My Days and Nights at an Internet Goliath

by J. David Kuo

Pub Date: Oct. 15th, 2001
ISBN: 0-316-50749-0
Publisher: Little, Brown

Or, how to lose a gazillion dollars in ten easy lessons.

Craig Winn, a born salesman, was a great believer in formulas to explain how the world works, preaching “the seven things consumers wanted from an online store, the five things that brands needed, and the five key principles of e-commerce.” Having endured trial by combat, selling such things as flyswatters, plastic cups, smoke alarms, and lighting fixtures, he believed with diamondlike intensity that his brainchild, Value America, was destined to be a huge hit. And how could it not be? A one-stop online mall in which nothing was unattainable, writes former corporate-communications director Kuo, Value America “would be for the Internet age what Harrods was for the entire British Empire at its height: the shopping source for all things.” It was an inspired vision, all right, but one whose balance sheet looked a little fuzzy from the start, especially after the bankers—who are supposed to be conservative, or so we’ve been told—convinced Winn that what counted was not solvency and cash sales, but spending hundreds of millions of dollars simply to lure in Web strollers, whose mere presence made a given piece of Internet real estate valuable.

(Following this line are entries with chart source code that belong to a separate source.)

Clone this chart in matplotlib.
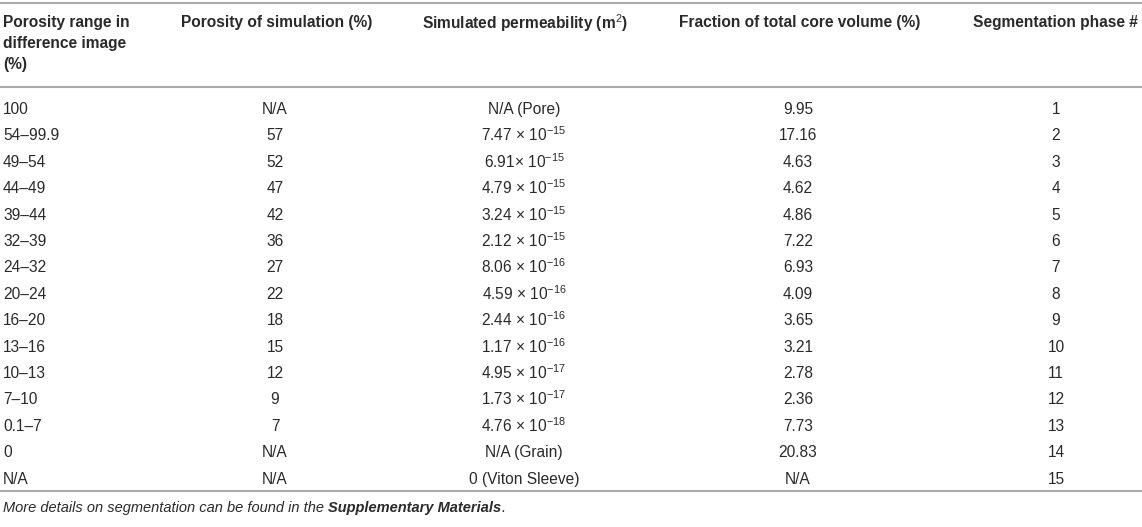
import matplotlib
matplotlib.use("Agg")
import matplotlib.pyplot as plt

plt.rcParams['font.family'] = ['Liberation Sans', 'DejaVu Sans']
plt.rcParams['mathtext.fontset'] = 'custom'
plt.rcParams['mathtext.rm'] = 'Liberation Sans'
plt.rcParams['mathtext.it'] = 'Liberation Sans:italic'
plt.rcParams['mathtext.bf'] = 'Liberation Sans:bold'

headers = [["Porosity range in", "difference image", "(%)"], ["Porosity of simulation (%)"],
           ["Simulated permeability (m$^2$)"], ["Fraction of total core volume (%)"],
           ["Segmentation phase #"]]
porosity_range = ["100", "54–99.9", "49–54", "44–49", "39–44", "32–39", "24–32", "20–24",
                  "16–20", "13–16", "10–13", "7–10", "0.1–7", "0", "N/A"]
porosity_sim = ["N/A", "57", "52", "47", "42", "36", "27", "22", "18", "15", "12", "9", "7",
                "N/A", "N/A"]
perm_mant = [None, "7.47", "6.91", "4.79", "3.24", "2.12", "8.06", "4.59", "2.44", "1.17",
             "4.95", "1.73", "4.76", None, None]
perm_exp = [None, -15, -15, -15, -15, -15, -16, -16, -16, -16, -17, -17, -18, None, None]
perm_text = {0: "N/A (Pore)", 13: "N/A (Grain)", 14: "0 (Viton Sleeve)"}
fraction = ["9.95", "17.16", "4.63", "4.62", "4.86", "7.22", "6.93", "4.09", "3.65", "3.21",
            "2.78", "2.36", "7.73", "20.83", "N/A"]
phase = [str(i) for i in range(1, 16)]
foot_parts = ["More details on segmentation can be found in the ", "Supplementary Materials", "."]

W, H = 1142, 527
fig = plt.figure(figsize=(W / 100, H / 100), dpi=100)
ax = fig.add_axes([0, 0, 1, 1])
ax.set_xlim(0, W)
ax.set_ylim(H, 0)
ax.axis('off')

fs = 11.2
col = '#2a2a2a'
line_col = '#ababab'

for y in (3, 87, 491):
    ax.plot([0, W], [y, y], color=line_col, lw=1.5, solid_capstyle='butt')

hx = [3, 181, 422, 679, 973]
for i, lines in enumerate(headers):
    for j, h in enumerate(lines):
        dy_math = 1.5 if '$' in h else 0
        ax.text(hx[i], 27 + 21 * j + dy_math, h, ha='left', va='baseline', fontsize=fs,
                fontweight='bold', color=col)

cx = [3, 275, 524, 798, 1056]
y0, dy = 114, 26.4
for r in range(15):
    y = y0 + r * dy
    ax.text(cx[0], y, porosity_range[r], ha='left', va='baseline', fontsize=fs, color=col)
    ax.text(cx[1], y, porosity_sim[r], ha='center', va='baseline', fontsize=fs, color=col)
    if r in perm_text:
        t = perm_text[r]
        yy = y
    else:
        sep = "" if r == 2 else " "
        t = f"{perm_mant[r]}{sep}$\\times$ 10$^{{{perm_exp[r]}}}$"
        yy = y + 1
    ax.text(cx[2], yy, t, ha='center', va='baseline', fontsize=fs, color=col)
    ax.text(cx[3], y, fraction[r], ha='center', va='baseline', fontsize=fs, color=col)
    ax.text(cx[4], y, phase[r], ha='center', va='baseline', fontsize=fs, color=col)

fx = 3
fy = 512
weights = ['normal', 'bold', 'normal']
for part, wgt in zip(foot_parts, weights):
    t = ax.text(fx, fy, part, ha='left', va='baseline', fontsize=10.5, style='italic',
                fontweight=wgt, color=col)
    fig.canvas.draw()
    bb = t.get_window_extent()
    fx = ax.transData.inverted().transform((bb.x1, bb.y0))[0]

fig.savefig("out.png", dpi=100)
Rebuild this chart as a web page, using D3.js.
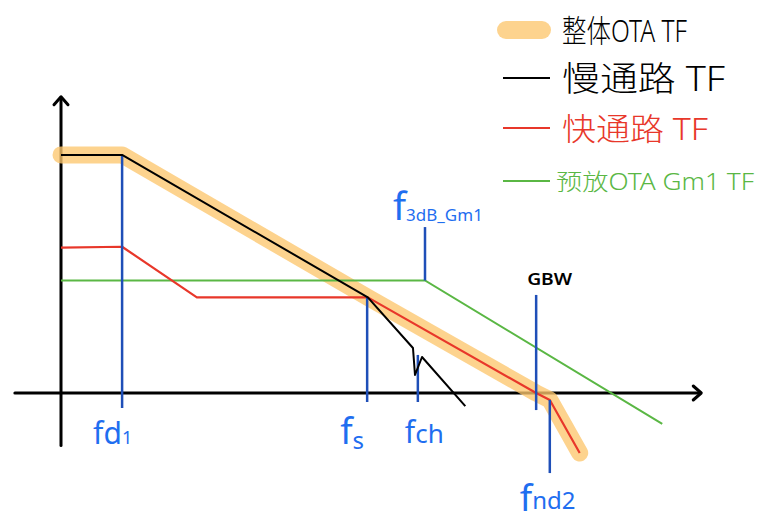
<!DOCTYPE html>
<html>
<head>
<meta charset="utf-8">
<script src="https://cdn.jsdelivr.net/npm/d3@7/dist/d3.min.js"></script>
<style>
  html, body { margin: 0; padding: 0; background: #fff; }
  svg { display: block; }
  text { font-family: "Noto Sans", "Noto Sans CJK SC", sans-serif; }
</style>
</head>
<body>
<svg id="chart" width="771" height="522"></svg>
<script>
// ---- data: x = log10(frequency) [decades], y = gain [dB] ----
const overallTF = [[0, 127], [0.94, 127], [4.72, 51], [7.31, 0], [7.52, -3.7], [7.98, -32]];
const slowPathTF = [[0, 127], [0.94, 127], [4.72, 51], [5.415, 24], [5.446, 9.6], [5.554, 19.2], [6.22, -7]];
const fastPathTF = [[0, 77.5], [0.94, 78], [2.09, 51], [4.72, 51], [7.31, 0], [7.52, -3.7], [7.98, -32]];
const preampTF = [[0, 60], [5.6, 60], [9.25, -16.5]];

const markerNames = ["fd1", "fs", "fch", "f3dB_Gm1", "GBW", "fnd2"];
const markerFreqs = [0.94, 4.71, 5.49, 5.6, 7.31, 7.52];
const markerTop = [127, 51, 20.3, 88.5, 52.3, -3.7];
const markerBottom = [-8, -4.8, -4.8, 60, -9.1, -42.7];

const legendLabels = ["整体OTA TF", "慢通路 TF", "快通路 TF", "预放OTA Gm1 TF"];
const axisRange = { xMin: -0.71, xMax: 9.85, yMin: -28, yMax: 158 };

// ---- scales ----
const svg = d3.select("#chart");
const x = d3.scaleLinear().domain([0, 10]).range([61, 711]);
const y = d3.scaleLinear().domain([-40, 160]).range([468, 93]);
const line = d3.line().x(d => x(d[0])).y(d => y(d[1]));

// ---- axes ----
const ax = svg.append("g").attr("stroke", "#000").attr("stroke-width", 3)
  .attr("fill", "none").attr("stroke-linecap", "round").attr("stroke-linejoin", "round");
ax.append("line").attr("x1", x(axisRange.xMin)).attr("x2", x(axisRange.xMax) - 1)
  .attr("y1", y(0)).attr("y2", y(0));
ax.append("line").attr("x1", x(0)).attr("x2", x(0))
  .attr("y1", y(axisRange.yMin)).attr("y2", y(axisRange.yMax) + 1);
// arrow heads
ax.append("path").attr("d", `M${x(axisRange.xMax) - 8},${y(0) - 7} L${x(axisRange.xMax)},${y(0)} L${x(axisRange.xMax) - 8},${y(0) + 7}`);
ax.append("path").attr("d", `M${x(0) - 7},${y(axisRange.yMax) + 8} L${x(0)},${y(axisRange.yMax)} L${x(0) + 7},${y(axisRange.yMax) + 8}`);

// ---- overall (thick orange highlight) ----
svg.append("path").datum(overallTF).attr("d", line)
  .attr("fill", "none").attr("stroke", "#fdc66e").attr("stroke-opacity", 0.78)
  .attr("stroke-width", 17).attr("stroke-linecap", "round").attr("stroke-linejoin", "round");

// ---- green preamp ----
svg.append("path").datum(preampTF).attr("d", line)
  .attr("fill", "none").attr("stroke", "#5ab744").attr("stroke-width", 2);

// ---- red fast path ----
svg.append("path").datum(fastPathTF).attr("d", line)
  .attr("fill", "none").attr("stroke", "#e8372a").attr("stroke-width", 2.2)
  .attr("stroke-linejoin", "round");

// ---- markers (blue verticals) ----
svg.append("g").selectAll("line").data(markerFreqs).join("line")
  .attr("x1", d => x(d)).attr("x2", d => x(d))
  .attr("y1", (d, i) => y(markerTop[i])).attr("y2", (d, i) => y(markerBottom[i]))
  .attr("stroke", "#1f4fb8").attr("stroke-width", 2.5);

// ---- black slow path ----
svg.append("path").datum(slowPathTF).attr("d", line)
  .attr("fill", "none").attr("stroke", "#000").attr("stroke-width", 2)
  .attr("stroke-linejoin", "round");

// ---- marker labels ----
const blue = "#1f6ef0";
function fLabel(xp, yp, main, mainSize, sub, subSize, subDy, color) {
  const t = svg.append("text").attr("x", xp).attr("y", yp).attr("fill", color || blue);
  t.append("tspan").attr("font-size", mainSize).text(main);
  if (sub) t.append("tspan").attr("font-size", subSize).attr("dy", subDy).text(sub);
  return t;
}
fLabel(x(markerFreqs[0]) - 29, 444, "fd", 30, "1", 18, 0);
fLabel(x(markerFreqs[1]) - 27, 444, "f", 36, "s", 24, 5);
fLabel(x(markerFreqs[2]) - 13, 443, "f", 30, "ch", 26, 0);
fLabel(x(markerFreqs[3]) - 32, 220, "f", 38, "3dB_Gm1", 17, 1);
svg.append("text").attr("x", x(markerFreqs[4]) - 9).attr("y", 285)
  .attr("fill", "#000").attr("font-size", 16).attr("font-weight", 600)
  .attr("textLength", 45).attr("lengthAdjust", "spacingAndGlyphs").text("GBW");
fLabel(x(markerFreqs[5]) - 30, 511, "f", 36, "nd2", 24, -2);

// ---- legend ----
const legendY = [30, 78, 128, 181];
const legendColors = ["#fdc66e", "#000", "#e8372a", "#5ab744"];
const legendTextColors = ["#000", "#000", "#e8372a", "#5ab744"];
const legendSizes = [31, 34, 31, 23];
const legendWidths = [125, 163, 146, 198];
const lg = svg.append("g");
legendLabels.forEach((lab, i) => {
  if (i === 0) {
    lg.append("line").attr("x1", 506).attr("x2", 542).attr("y1", legendY[i]).attr("y2", legendY[i])
      .attr("stroke", legendColors[i]).attr("stroke-opacity", 0.78)
      .attr("stroke-width", 18).attr("stroke-linecap", "round");
  } else {
    lg.append("line").attr("x1", 503).attr("x2", 550).attr("y1", legendY[i]).attr("y2", legendY[i])
      .attr("stroke", legendColors[i]).attr("stroke-width", 2);
  }
  lg.append("text").attr("x", i === 3 ? 556 : 562).attr("y", legendY[i])
    .attr("dominant-baseline", "central")
    .attr("fill", legendTextColors[i]).attr("font-size", legendSizes[i])
    .attr("font-family", "'Noto Sans CJK SC', sans-serif").attr("font-weight", 300)
    .attr("textLength", legendWidths[i]).attr("lengthAdjust", "spacingAndGlyphs")
    .text(lab);
});
</script>
</body>
</html>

Whereas Winn had planned to value the company, founded in 1996, on actual revenues—as such things once worked in the world—those bankers “demanded that the company be valued based on revenues two years out. . . . In other words, if Value America got $50 million in funding in 1997 and believed that it could use that money to get $100 million in revenues in 1998 . . . the company would be valued at least two times those 1999 forecasts—or, according to this scenario, at $400 million.” The funny-money accounting, as much as any other failing, drove Value America under, as it did so many e-commerce concerns in the dark days of 2000. Though his writing is often glib and self-congratulatory, Kuo tells the story with a mix of wonky business detail and profile-style journalism, down to the last grisly moment, when “Value America was dead [and] all that was left were the spasms.”

Slightly better than average: a cautionary business tale for readers of Forbes and Fortune.